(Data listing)
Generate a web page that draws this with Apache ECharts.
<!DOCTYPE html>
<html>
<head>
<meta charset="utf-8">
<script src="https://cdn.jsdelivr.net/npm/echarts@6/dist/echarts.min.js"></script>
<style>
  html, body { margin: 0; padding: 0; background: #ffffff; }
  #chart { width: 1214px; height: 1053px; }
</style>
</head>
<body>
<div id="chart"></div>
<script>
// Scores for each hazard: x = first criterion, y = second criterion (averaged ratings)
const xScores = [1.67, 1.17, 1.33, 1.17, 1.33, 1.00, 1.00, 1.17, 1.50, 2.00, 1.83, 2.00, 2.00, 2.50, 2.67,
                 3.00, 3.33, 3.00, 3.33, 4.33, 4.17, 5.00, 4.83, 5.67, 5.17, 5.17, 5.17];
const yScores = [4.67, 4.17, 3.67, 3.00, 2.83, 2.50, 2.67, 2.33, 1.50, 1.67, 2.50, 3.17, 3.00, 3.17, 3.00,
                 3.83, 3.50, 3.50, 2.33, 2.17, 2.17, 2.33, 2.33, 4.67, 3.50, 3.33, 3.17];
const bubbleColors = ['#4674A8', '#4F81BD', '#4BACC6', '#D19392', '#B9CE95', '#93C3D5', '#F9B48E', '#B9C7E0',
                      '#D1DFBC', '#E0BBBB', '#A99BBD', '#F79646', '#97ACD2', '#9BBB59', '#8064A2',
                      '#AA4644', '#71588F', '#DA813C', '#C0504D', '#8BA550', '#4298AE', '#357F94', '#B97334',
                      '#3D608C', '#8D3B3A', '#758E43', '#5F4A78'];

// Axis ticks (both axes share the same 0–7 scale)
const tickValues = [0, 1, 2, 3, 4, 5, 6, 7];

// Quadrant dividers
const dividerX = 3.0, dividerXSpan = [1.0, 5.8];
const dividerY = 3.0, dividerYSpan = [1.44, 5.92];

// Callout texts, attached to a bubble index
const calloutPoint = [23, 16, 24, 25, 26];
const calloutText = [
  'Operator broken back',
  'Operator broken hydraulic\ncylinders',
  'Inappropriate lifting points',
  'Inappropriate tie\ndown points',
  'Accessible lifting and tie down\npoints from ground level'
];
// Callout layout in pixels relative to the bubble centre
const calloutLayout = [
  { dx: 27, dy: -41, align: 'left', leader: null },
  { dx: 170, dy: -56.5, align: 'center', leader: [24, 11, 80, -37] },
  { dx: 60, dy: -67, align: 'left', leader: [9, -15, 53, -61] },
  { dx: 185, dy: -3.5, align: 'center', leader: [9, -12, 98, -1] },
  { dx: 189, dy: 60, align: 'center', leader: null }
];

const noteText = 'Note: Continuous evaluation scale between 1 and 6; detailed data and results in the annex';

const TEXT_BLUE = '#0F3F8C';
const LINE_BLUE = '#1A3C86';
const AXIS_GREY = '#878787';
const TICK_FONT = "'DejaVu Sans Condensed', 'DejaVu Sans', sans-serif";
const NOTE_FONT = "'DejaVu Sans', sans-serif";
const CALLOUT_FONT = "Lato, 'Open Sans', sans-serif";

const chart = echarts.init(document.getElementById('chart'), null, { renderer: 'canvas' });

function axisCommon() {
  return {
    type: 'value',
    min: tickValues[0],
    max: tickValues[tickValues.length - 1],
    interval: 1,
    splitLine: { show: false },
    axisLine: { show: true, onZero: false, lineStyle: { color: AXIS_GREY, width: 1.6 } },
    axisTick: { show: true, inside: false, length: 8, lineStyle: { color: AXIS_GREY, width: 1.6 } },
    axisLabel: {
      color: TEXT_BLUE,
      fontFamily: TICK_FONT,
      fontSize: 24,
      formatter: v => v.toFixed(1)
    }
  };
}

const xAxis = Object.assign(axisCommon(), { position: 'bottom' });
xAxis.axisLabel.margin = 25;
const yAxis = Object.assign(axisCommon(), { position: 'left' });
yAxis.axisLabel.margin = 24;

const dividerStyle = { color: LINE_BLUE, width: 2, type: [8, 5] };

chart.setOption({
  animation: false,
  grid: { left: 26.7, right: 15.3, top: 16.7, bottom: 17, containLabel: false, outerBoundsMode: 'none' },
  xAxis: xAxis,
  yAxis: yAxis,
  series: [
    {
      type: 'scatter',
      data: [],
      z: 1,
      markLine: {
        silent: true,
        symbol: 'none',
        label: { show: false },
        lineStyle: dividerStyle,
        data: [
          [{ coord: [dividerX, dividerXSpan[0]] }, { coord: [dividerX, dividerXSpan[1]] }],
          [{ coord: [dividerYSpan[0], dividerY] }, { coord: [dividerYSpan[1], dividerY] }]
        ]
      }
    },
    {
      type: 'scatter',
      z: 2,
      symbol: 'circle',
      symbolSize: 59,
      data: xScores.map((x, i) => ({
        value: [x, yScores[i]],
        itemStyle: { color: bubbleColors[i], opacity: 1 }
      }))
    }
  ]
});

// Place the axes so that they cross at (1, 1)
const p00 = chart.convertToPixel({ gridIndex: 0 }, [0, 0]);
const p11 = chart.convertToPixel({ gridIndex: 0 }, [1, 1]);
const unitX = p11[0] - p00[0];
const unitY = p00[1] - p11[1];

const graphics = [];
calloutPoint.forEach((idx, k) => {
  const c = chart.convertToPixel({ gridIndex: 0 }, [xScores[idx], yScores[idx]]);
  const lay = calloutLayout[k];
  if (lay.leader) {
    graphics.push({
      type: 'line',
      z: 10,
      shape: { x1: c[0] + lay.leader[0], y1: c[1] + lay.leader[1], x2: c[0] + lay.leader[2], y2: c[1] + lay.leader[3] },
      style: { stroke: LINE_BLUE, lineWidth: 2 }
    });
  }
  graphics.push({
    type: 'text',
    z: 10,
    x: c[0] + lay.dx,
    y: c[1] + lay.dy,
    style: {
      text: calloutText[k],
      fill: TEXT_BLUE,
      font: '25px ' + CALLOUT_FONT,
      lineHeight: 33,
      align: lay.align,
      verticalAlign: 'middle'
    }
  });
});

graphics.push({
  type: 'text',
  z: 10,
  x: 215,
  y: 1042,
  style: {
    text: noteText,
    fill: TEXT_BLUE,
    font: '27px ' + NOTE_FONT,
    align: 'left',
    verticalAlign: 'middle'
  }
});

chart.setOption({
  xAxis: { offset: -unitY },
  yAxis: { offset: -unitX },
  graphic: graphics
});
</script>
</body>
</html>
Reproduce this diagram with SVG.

_THE TASK_
The lines from the start of the entries above through the line containing "const dividerY = 3.0, dividerYSpan" are the ones to return, please; copy them exactly and include both ends.

_WRITTEN SOLUTION_
Generate a web page that draws this with Apache ECharts.
<!DOCTYPE html>
<html>
<head>
<meta charset="utf-8">
<script src="https://cdn.jsdelivr.net/npm/echarts@6/dist/echarts.min.js"></script>
<style>
  html, body { margin: 0; padding: 0; background: #ffffff; }
  #chart { width: 1214px; height: 1053px; }
</style>
</head>
<body>
<div id="chart"></div>
<script>
// Scores for each hazard: x = first criterion, y = second criterion (averaged ratings)
const xScores = [1.67, 1.17, 1.33, 1.17, 1.33, 1.00, 1.00, 1.17, 1.50, 2.00, 1.83, 2.00, 2.00, 2.50, 2.67,
                 3.00, 3.33, 3.00, 3.33, 4.33, 4.17, 5.00, 4.83, 5.67, 5.17, 5.17, 5.17];
const yScores = [4.67, 4.17, 3.67, 3.00, 2.83, 2.50, 2.67, 2.33, 1.50, 1.67, 2.50, 3.17, 3.00, 3.17, 3.00,
                 3.83, 3.50, 3.50, 2.33, 2.17, 2.17, 2.33, 2.33, 4.67, 3.50, 3.33, 3.17];
const bubbleColors = ['#4674A8', '#4F81BD', '#4BACC6', '#D19392', '#B9CE95', '#93C3D5', '#F9B48E', '#B9C7E0',
                      '#D1DFBC', '#E0BBBB', '#A99BBD', '#F79646', '#97ACD2', '#9BBB59', '#8064A2',
                      '#AA4644', '#71588F', '#DA813C', '#C0504D', '#8BA550', '#4298AE', '#357F94', '#B97334',
                      '#3D608C', '#8D3B3A', '#758E43', '#5F4A78'];

// Axis ticks (both axes share the same 0–7 scale)
const tickValues = [0, 1, 2, 3, 4, 5, 6, 7];

// Quadrant dividers
const dividerX = 3.0, dividerXSpan = [1.0, 5.8];
const dividerY = 3.0, dividerYSpan = [1.44, 5.92];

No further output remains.